Le drapeau arc-en-ciel est connu mondialement comme symbole de la communauté LGBT, mais plus de 80 ans après les camps de concentration, le triangle rose demeure trop souvent méconnu. Avec son essai intitulé Marqués du triangle rose, le Torontois Ken Setterington, va certainement aider à faire connaître les oubliés de la terreur nazie, c’est-à-dire les prisonniers homosexuels.

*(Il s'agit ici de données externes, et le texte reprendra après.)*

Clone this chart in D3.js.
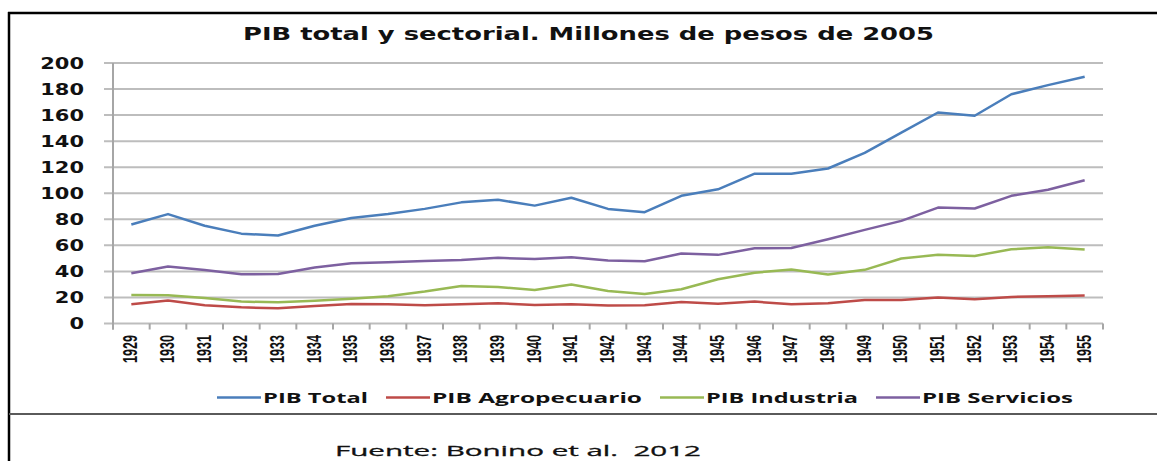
<!DOCTYPE html>
<html lang="es">
<head>
  <meta charset="UTF-8">
  <title>PIB total y sectorial</title>
  <script src="https://d3js.org/d3.v7.min.js"></script>
  <style>
    html, body { margin: 0; padding: 0; background: #fff; }
    svg { display: block; }
    .grid line { stroke: #bdbdbd; stroke-width: 2px; }
    .series { fill: none; stroke-width: 2.5px; stroke-linejoin: round; }
    .keep-spaces { white-space: pre; }
  </style>
</head>
<body>
  <svg id="chart" width="1157" height="461"></svg>
  <script>
    // Years (categories)
    const years = d3.range(1929, 1956).map(String);

    // Series values, millions of 2005 pesos
    const pibTotal = [76, 84, 75, 69, 67.5, 75, 81, 84, 88, 93, 95, 90.5, 96.5, 88, 85.5, 98, 103, 115, 115, 119, 131, 146.5, 162, 159.5, 176, 183, 189.5];
    const pibAgro = [14.7, 17.6, 14, 12.4, 11.7, 13.5, 15, 14.8, 14, 14.7, 15.5, 14.2, 14.7, 13.8, 14, 16.5, 15.2, 16.8, 14.7, 15.5, 18, 18, 19.9, 18.6, 20.4, 21, 21.5];
    const pibIndustria = [21.9, 21.7, 19.5, 16.8, 16.3, 17.5, 19, 21, 24.5, 28.8, 28, 25.8, 29.9, 25, 22.7, 26.3, 34, 39, 41.4, 37.6, 41.2, 49.9, 52.7, 51.9, 57, 58.6, 56.8];
    const pibServicios = [38.6, 43.7, 41, 37.8, 38, 43, 46.3, 47, 48, 48.8, 50.4, 49.6, 50.9, 48.3, 47.8, 53.7, 52.7, 57.8, 58, 64.7, 71.9, 78.8, 89, 88.3, 98, 102.7, 110];

    const seriesNames = ["PIB Total", "PIB Agropecuario", "PIB Industria", "PIB Servicios"];
    const seriesColors = ["#4a7ebb", "#be4b48", "#98b954", "#7d60a0"];
    const yTicks = [0, 20, 40, 60, 80, 100, 120, 140, 160, 180, 200];

    const title = "PIB total y sectorial. Millones de pesos de 2005";
    const source = "Fuente: Bonino et al.  2012";

    const series = [pibTotal, pibAgro, pibIndustria, pibServicios];

    const svg = d3.select("#chart");
    svg.append("rect").attr("width", 1157).attr("height", 461).attr("fill", "#fff");

    // Plot area
    const plot = { left: 113, right: 1103, top: 63, bottom: 323.5 };

    const x = d3.scaleBand().domain(years).range([plot.left, plot.right]);
    const y = d3.scaleLinear().domain([0, 200]).range([plot.bottom, plot.top]);

    // Frame
    svg.append("line").attr("x1", 8).attr("x2", 1157).attr("y1", 13).attr("y2", 13)
      .attr("stroke", "#000").attr("stroke-width", 2.5);
    svg.append("line").attr("x1", 9).attr("x2", 9).attr("y1", 12).attr("y2", 461)
      .attr("stroke", "#000").attr("stroke-width", 2.5);
    svg.append("line").attr("x1", 9).attr("x2", 1157).attr("y1", 414).attr("y2", 414)
      .attr("stroke", "#5a5a5a").attr("stroke-width", 2);

    // Title
    svg.append("text")
      .attr("x", 243).attr("y", 39.5)
      .attr("textLength", 691).attr("lengthAdjust", "spacingAndGlyphs")
      .style("font", "bold 17.5px 'DejaVu Sans', sans-serif")
      .attr("fill", "#111")
      .text(title);

    // Horizontal gridlines with tick stubs
    svg.append("g").attr("class", "grid")
      .selectAll("line").data(yTicks).enter().append("line")
      .attr("x1", plot.left - 9).attr("x2", plot.right)
      .attr("y1", d => y(d)).attr("y2", d => y(d));

    // Y axis line
    svg.append("line")
      .attr("x1", plot.left).attr("x2", plot.left)
      .attr("y1", plot.top).attr("y2", plot.bottom + 6)
      .attr("stroke", "#a6a6a6").attr("stroke-width", 2);

    // X axis ticks at category boundaries
    const bounds = years.map(d => x(d)).concat([plot.right]);
    svg.append("g").selectAll("line").data(bounds).enter().append("line")
      .attr("x1", d => d).attr("x2", d => d)
      .attr("y1", plot.bottom).attr("y2", plot.bottom + 6)
      .attr("stroke", "#a6a6a6").attr("stroke-width", 2);

    // Y tick labels (stretched horizontally like the source)
    svg.append("g").selectAll("text").data(yTicks).enter().append("text")
      .attr("transform", d => `translate(84,${y(d) + 5.5}) scale(1.4,1)`)
      .attr("text-anchor", "end")
      .style("font", "bold 15px 'DejaVu Sans', sans-serif")
      .attr("fill", "#111")
      .text(d => d);

    // X tick labels, rotated
    svg.append("g").selectAll("text").data(years).enter().append("text")
      .attr("transform", d => `translate(${x(d) + x.bandwidth() / 2 + 6},335) scale(1.3,1) rotate(-90)`)
      .attr("text-anchor", "end")
      .attr("textLength", 28).attr("lengthAdjust", "spacingAndGlyphs")
      .style("font", "bold 15px 'Liberation Sans', sans-serif")
      .attr("fill", "#111")
      .text(d => d);

    // Lines
    const line = d3.line()
      .x((d, i) => x(years[i]) + x.bandwidth() / 2)
      .y(d => y(d));

    svg.append("g").selectAll("path").data(series).enter().append("path")
      .attr("class", "series")
      .attr("stroke", (d, i) => seriesColors[i])
      .attr("d", line);

    // Legend
    const legendX = [217, 386, 660, 876];
    const legendW = [105, 210, 152, 151];
    const legend = svg.append("g").selectAll("g").data(seriesNames).enter().append("g")
      .attr("transform", (d, i) => `translate(${legendX[i]},397.5)`);
    legend.append("line")
      .attr("x1", 0).attr("x2", 44).attr("y1", 0).attr("y2", 0)
      .attr("stroke", (d, i) => seriesColors[i]).attr("stroke-width", 2.5);
    legend.append("text")
      .attr("x", 46).attr("y", 5.5)
      .attr("textLength", (d, i) => legendW[i]).attr("lengthAdjust", "spacingAndGlyphs")
      .style("font", "bold 15px 'Open Sans', sans-serif")
      .attr("fill", "#111")
      .text(d => d);

    // Source note
    svg.append("text")
      .attr("class", "keep-spaces")
      .attr("x", 335).attr("y", 456)
      .attr("textLength", 366).attr("lengthAdjust", "spacingAndGlyphs")
      .style("font", "15px 'Open Sans', sans-serif")
      .attr("fill", "#111")
      .attr("stroke", "#111").attr("stroke-width", 0.3)
      .text(source);
  </script>
</body>
</html>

Dans les camps de concentration, chaque personne portait, cousu à sa veste, un triangle dont la couleur indiquait le motif de sa détention: rouge (politique), vert (criminel), noir (antisocial), jaune (juifs), violet (témoin de Jéhovah), brun (romanichel), rose (homosexuel). À travers un mélange de recherches historiques, de témoignages et de récits individuels, Ken Setterington relate une page d’histoire qui est tout sauf rose.
Préoccupation nationale
Dès 1871, le paragraphe 175 du code pénal allemand rend criminels les actes sexuels entre hommes, mais il n’est presque pas appliqué avant 1928 lorsque Hitler déclare «quiconque pense à l’amour homosexuel est notre ennemi». Or, dix ans auparavant, «plus que n’importe où ailleurs dans le monde, Berlin était un milieu de vie excitant pour un homme gai».
Qu’est-ce qui change tout d’un coup? C’est la création d’une «race supérieure» composée d’Aryens forts, d’hommes et de femmes capables de se reproduire. Les homosexuels ne sont évidemment pas de cette race. En 1935, le paragraphe 175 est révisé pour inclure non seulement les actes mais également «une intention ou une pensée homosexuelle».
Sous Hitler, «la sexualité n’était pas chose privée, mais un sujet de grande préoccupation nationale». Durant les six années avant la Seconde Guerre mondiale, le nombre de condamnations pour homosexualité en Allemagne passe de 853 par année (1933) à 8 562 (1938). Dans les camps de concentration, un détenu homosexuel était souvent appelé le 175e, en référence au paragraphe 175 du Code pénal.